Research into the impact of match-fixing in sport through the ages has been presented at the World Congress of Science and Football by an academic from the University of Cumbria.
Making his first trip to the congress, emeritus professor of cultural history Mike Huggins presented his work to delegates who gathered in Melbourne this month.
Professor Huggins, president of the European Committee for Sport History, continues to research British sport over the last three centuries. His significant body of work built up over at least the last 20 years shows that match-fixing has been common in sports where there has been a gambling market.
Following his Match-fixing, History and Cultural Perspectives presentation, Professor Huggins said: “Match-fixing is now seen as the most major issue facing top-level football.

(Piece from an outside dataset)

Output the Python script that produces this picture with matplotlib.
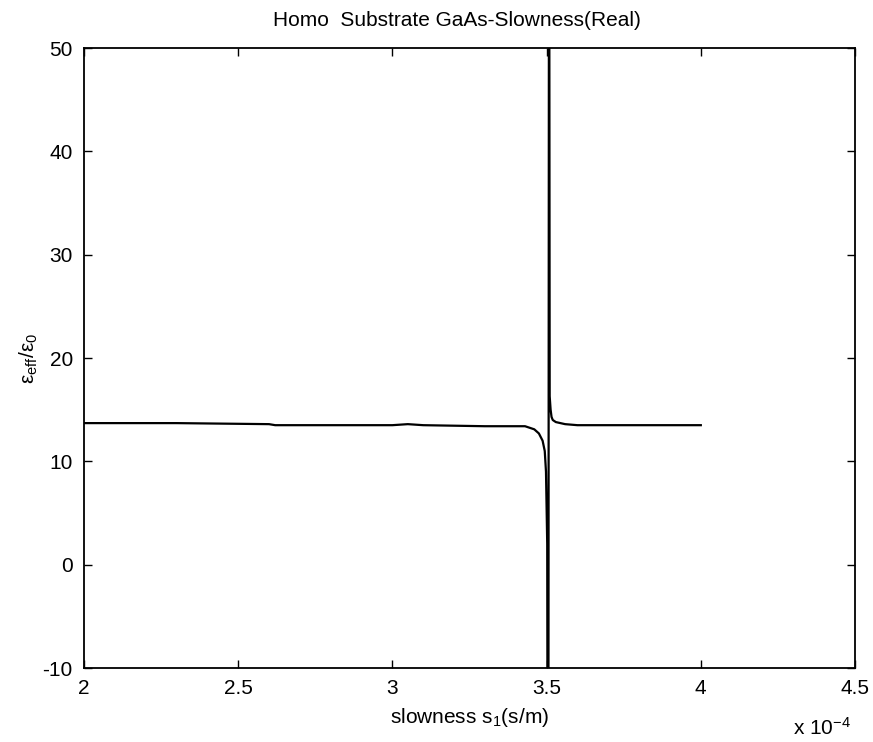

Illegal betting markets in some parts of the world are turning over up to $4trillion US Dollars annually meaning that international criminal gangs are able to make huge sums out of fixing games.
“There are examples around the world where this has led to some leading soccer leagues suffering drops in attendance because supporters did not trust results and this resulted in huge financial losses for clubs. Now all top sports organisations and clubs are setting up integrity units and developing a variety of high-cost strategies to combat it.
“It was important for me to make the trip to the congress because all research focuses on this recent period when online gambling began and encouraged global criminal activity on match-fixing. My own research on British sport over the last three centuries has shown that in all sports where there has been a gambling market, including cricket, soccer, boxing, horse racing and athletics, match-fixing been has almost as common as left-handedness.”
During his trip Professor Huggins was able to observe how Australian communities have been reacting to the FIFA Women’s World Cup, which reaches its climax on July 7.
“Women’s sport attracts more interest [in Australia] than in the UK, and more women attend men’s sport,” said Professor Huggins.
Professor Huggins will see his latest book, Match-Fixing in Historical Perspective, published by Routledge later this year. It has been edited jointly with one of Australia’s foremost sport historians, Adjunct Professor (Associate Professor) Rob Hess, of Victoria University, Melbourne.